▶ [Data]
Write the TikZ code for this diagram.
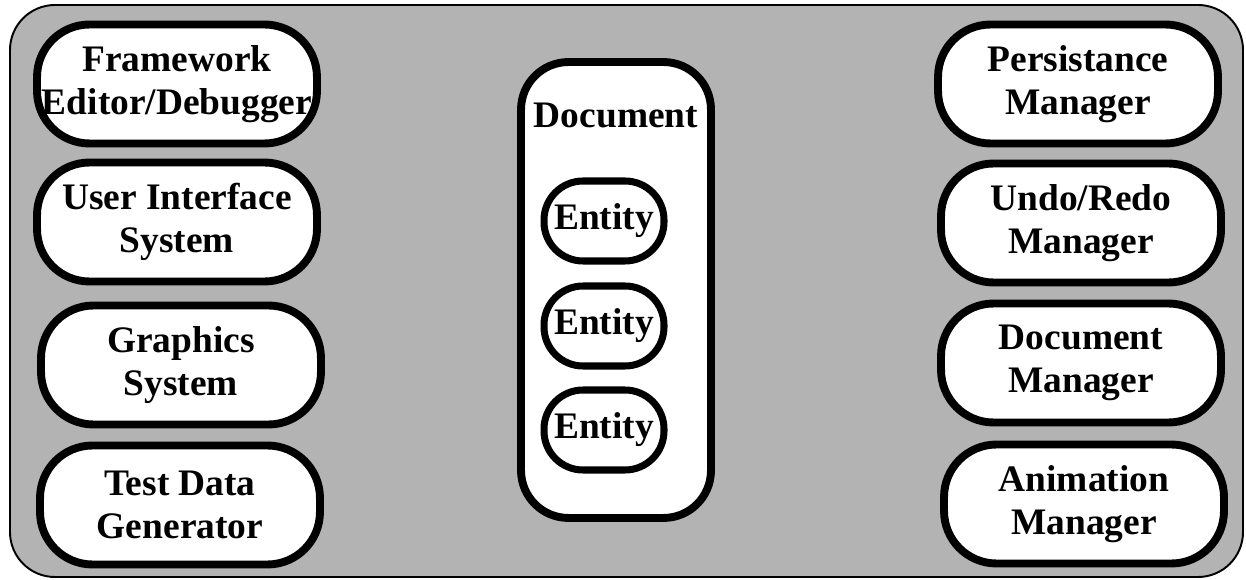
\documentclass[tikz,border=0pt]{standalone}
\usepackage{fontspec}
\setmainfont{Liberation Serif}

\definecolor{panelgray}{RGB}{179,179,179}

\begin{document}
\begin{tikzpicture}[
x=0.02cm, y=-0.02cm,
label/.style={font=\bfseries\fontsize{21.3}{24.5}\selectfont, align=center, inner sep=0pt},
module/.style={label, draw, fill=white, line width=4.5pt, rounded corners=1.05cm, minimum width=5.6cm, minimum height=2.38cm},
entity/.style={label, draw, fill=white, line width=4pt, rounded corners=0.78cm, minimum width=2.4cm, minimum height=1.6cm},
container/.style={draw, fill=white, line width=4.5pt, rounded corners=0.95cm, minimum width=3.8cm, minimum height=9.12cm},
panel/.style={draw, fill=panelgray, line width=1.1pt, rounded corners=0.9cm} ]

\useasboundingbox (0,0) rectangle (1246,580);

\draw[panel] (10,5) rectangle (1243,577);

% left column
\node[module](editor) at (177,84) {Framework\\Editor/Debugger};

\node[module](ui) at (177,222) {User Interface\\System};

\node[module](graphics) at (181,365) {Graphics\\System};

\node[module](testdata) at (180,505) {Test Data\\Generator};

% right column
\node[module](persist) at (1078,84) {Persistance\\Manager};

\node[module](undo) at (1081,223) {Undo/Redo\\Manager};

\node[module](docmgr) at (1081,363) {Document\\Manager};

\node[module](anim) at (1084,504) {Animation\\Manager};

% document with its entities
\node[container](doc) at (616,290) {};

\node[label, anchor=base](doctitle) at (616,128) {Document};

\node[entity](ent1) at (604,221) {Entity};

\node[entity](ent2) at (604,326) {Entity};

\node[entity](ent3) at (604,430) {Entity};

\end{tikzpicture}
\end{document}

▶ [Short task] Reproduce the material above in full, exactly, with no images.

▶ [Answer to the exercise]
Write the TikZ code for this diagram.
\documentclass[tikz,border=0pt]{standalone}
\usepackage{fontspec}
\setmainfont{Liberation Serif}

\definecolor{panelgray}{RGB}{179,179,179}

\begin{document}
\begin{tikzpicture}[
x=0.02cm, y=-0.02cm,
label/.style={font=\bfseries\fontsize{21.3}{24.5}\selectfont, align=center, inner sep=0pt},
module/.style={label, draw, fill=white, line width=4.5pt, rounded corners=1.05cm, minimum width=5.6cm, minimum height=2.38cm},
entity/.style={label, draw, fill=white, line width=4pt, rounded corners=0.78cm, minimum width=2.4cm, minimum height=1.6cm},
container/.style={draw, fill=white, line width=4.5pt, rounded corners=0.95cm, minimum width=3.8cm, minimum height=9.12cm},
panel/.style={draw, fill=panelgray, line width=1.1pt, rounded corners=0.9cm} ]

\useasboundingbox (0,0) rectangle (1246,580);

\draw[panel] (10,5) rectangle (1243,577);

% left column
\node[module](editor) at (177,84) {Framework\\Editor/Debugger};

\node[module](ui) at (177,222) {User Interface\\System};

\node[module](graphics) at (181,365) {Graphics\\System};

\node[module](testdata) at (180,505) {Test Data\\Generator};

% right column
\node[module](persist) at (1078,84) {Persistance\\Manager};

\node[module](undo) at (1081,223) {Undo/Redo\\Manager};

\node[module](docmgr) at (1081,363) {Document\\Manager};

\node[module](anim) at (1084,504) {Animation\\Manager};

% document with its entities
\node[container](doc) at (616,290) {};

\node[label, anchor=base](doctitle) at (616,128) {Document};

\node[entity](ent1) at (604,221) {Entity};

\node[entity](ent2) at (604,326) {Entity};

\node[entity](ent3) at (604,430) {Entity};

\end{tikzpicture}
\end{document}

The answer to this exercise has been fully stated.